Ad eccezione di Ti avessi conosciuto prima, brano firmato da Giuliano Sangiorgi, le restanti dodici tracce di Tu cosa vedi quando chiudi gli occhi sono frutto della tua penna. Com’è stato questo viaggio in solitaria?

Io ho sempre scritto i miei dischi, però al mio fianco ho sempre avuto una squadra di autori, qualcuno che mi aiutasse con la geometria della musica. Quest’autonomia di scrittura è stata inizialmente straniante, perché quando sei da solo tutto può essere possibile. E, proprio questa libertà, all’inizio mi ha un po’ spaventato.

Poi, però, ho trovato una forte consapevolezza nell’imprimere la mia visione creativa all’interno di un progetto, cosa che – secondo me – mi aiuterà tantissimo a collaborare con altri artisti in futuro. Non voglio fare l’eremita. Semplicemente, mi serviva indagare la solitudine.

Questo disco è stato scritto in giro per l’Europa, tra Londra, Parigi, Amsterdam e Milano. Ci sono dei luoghi, in cui magari sono anche nate delle canzoni, che sono poi diventati dei posti del cuore?

Sì! Il primo che mi viene in mente è un bistrot a Saint Germain, dove ho scritto diverse canzoni. Poi, c’è anche un altro ristorante a cui sono particolarmente legato, che si trova sempre a Parigi, vicino all’Opera. Qui ho vissuto uno dei momenti più intensi. Eravamo nel mezzo di un ristorante ed io ho iniziato a registrare una canzone. È come se l’avessi sputata fuori.

A maggio ti esibirai in teatro in occasione di due speciali anteprime (il 12 maggio al Teatro Dal Verme di Milano e il 26 maggio all’Auditorium Parco della Musica di Roma).  Puoi già dirci qualcosa sul tipo di spettacolo che proporrai al tuo pubblico?

Al momento sono in una fase di sperimentazione.
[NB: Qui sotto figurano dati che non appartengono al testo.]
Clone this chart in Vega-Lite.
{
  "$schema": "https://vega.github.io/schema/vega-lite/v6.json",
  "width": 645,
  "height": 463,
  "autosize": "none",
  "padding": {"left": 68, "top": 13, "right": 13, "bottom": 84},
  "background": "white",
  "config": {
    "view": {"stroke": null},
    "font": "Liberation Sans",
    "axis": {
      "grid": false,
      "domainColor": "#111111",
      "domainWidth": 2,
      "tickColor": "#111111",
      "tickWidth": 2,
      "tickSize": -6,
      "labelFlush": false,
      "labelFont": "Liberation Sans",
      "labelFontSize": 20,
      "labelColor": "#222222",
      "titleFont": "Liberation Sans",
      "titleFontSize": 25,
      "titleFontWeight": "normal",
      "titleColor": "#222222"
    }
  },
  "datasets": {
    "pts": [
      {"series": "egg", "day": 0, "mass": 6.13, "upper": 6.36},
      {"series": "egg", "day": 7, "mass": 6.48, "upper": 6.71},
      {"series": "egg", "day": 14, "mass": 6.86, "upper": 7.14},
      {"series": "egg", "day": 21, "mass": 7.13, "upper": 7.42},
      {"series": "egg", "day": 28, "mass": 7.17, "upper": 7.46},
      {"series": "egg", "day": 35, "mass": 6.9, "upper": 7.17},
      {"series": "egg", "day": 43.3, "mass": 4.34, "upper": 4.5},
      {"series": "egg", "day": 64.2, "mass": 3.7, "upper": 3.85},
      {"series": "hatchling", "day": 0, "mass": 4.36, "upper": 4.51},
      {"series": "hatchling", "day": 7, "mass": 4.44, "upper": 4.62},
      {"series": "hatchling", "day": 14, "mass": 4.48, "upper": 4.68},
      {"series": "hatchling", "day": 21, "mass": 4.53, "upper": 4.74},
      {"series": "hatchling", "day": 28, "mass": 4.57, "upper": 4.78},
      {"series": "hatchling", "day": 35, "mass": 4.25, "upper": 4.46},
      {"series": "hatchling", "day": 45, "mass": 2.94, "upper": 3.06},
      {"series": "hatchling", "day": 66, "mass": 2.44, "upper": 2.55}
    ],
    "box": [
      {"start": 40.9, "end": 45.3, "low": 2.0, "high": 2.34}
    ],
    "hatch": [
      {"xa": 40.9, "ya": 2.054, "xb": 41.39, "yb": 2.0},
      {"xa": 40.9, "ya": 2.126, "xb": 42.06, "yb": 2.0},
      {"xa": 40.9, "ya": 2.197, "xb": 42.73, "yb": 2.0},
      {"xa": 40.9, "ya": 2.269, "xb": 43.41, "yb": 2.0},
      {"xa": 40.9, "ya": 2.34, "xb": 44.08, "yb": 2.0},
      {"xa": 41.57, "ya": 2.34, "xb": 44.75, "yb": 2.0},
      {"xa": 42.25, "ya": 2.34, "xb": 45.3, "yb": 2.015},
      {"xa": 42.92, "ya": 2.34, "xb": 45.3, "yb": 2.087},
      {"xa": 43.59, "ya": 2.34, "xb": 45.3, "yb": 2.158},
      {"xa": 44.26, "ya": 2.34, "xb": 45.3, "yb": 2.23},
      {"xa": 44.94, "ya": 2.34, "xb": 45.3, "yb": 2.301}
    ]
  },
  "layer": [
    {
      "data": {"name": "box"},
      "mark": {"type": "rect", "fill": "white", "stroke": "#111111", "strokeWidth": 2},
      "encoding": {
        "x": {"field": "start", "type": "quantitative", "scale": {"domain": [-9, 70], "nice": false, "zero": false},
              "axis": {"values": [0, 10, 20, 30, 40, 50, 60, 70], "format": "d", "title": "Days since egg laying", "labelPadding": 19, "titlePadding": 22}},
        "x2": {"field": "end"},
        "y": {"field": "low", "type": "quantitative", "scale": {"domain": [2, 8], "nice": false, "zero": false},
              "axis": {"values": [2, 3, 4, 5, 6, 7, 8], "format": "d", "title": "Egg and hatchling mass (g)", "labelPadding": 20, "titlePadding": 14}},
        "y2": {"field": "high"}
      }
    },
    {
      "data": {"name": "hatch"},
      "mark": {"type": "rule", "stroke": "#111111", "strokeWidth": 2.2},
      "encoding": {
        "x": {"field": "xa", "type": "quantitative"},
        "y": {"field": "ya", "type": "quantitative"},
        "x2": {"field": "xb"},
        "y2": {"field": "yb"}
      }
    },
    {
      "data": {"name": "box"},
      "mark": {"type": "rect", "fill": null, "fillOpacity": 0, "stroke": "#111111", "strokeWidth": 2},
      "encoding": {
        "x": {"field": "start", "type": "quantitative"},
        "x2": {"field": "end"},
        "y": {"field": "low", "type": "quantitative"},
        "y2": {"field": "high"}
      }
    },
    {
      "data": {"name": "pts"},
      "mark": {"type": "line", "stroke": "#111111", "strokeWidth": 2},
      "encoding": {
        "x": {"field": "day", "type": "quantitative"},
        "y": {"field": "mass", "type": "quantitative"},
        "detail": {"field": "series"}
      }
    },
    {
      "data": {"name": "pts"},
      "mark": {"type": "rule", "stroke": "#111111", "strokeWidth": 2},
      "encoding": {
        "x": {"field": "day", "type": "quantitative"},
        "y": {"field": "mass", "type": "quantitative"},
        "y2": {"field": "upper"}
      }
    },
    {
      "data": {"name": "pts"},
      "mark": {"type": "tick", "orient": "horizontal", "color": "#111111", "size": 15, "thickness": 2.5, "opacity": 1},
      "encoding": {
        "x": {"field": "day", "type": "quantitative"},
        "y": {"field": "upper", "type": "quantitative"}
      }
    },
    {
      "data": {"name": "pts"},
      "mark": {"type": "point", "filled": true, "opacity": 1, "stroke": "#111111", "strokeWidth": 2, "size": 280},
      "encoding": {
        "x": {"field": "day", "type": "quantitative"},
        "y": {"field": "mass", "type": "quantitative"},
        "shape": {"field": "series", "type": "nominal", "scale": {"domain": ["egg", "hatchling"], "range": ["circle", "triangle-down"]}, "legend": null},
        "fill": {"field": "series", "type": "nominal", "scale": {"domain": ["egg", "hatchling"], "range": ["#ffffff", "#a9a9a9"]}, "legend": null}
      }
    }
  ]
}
Per me è interessante e necessario riportare dal vivo la stessa emotività che un ascoltatore ha quando ascolta il disco in cuffia. Quindi, stiamo valutando una serie di situazioni sonore che possano riproporre lo stesso impatto emotivo.

In chiusura, cosa vede Michele in questo preciso istante se chiude gli occhi?

Vedo tanta speranza che questo disco scavi un po’ nelle persone. Per me le metafore sono un modo per crescere. Sarebbe bello se queste mie metafore potessero far crescere qualcuno.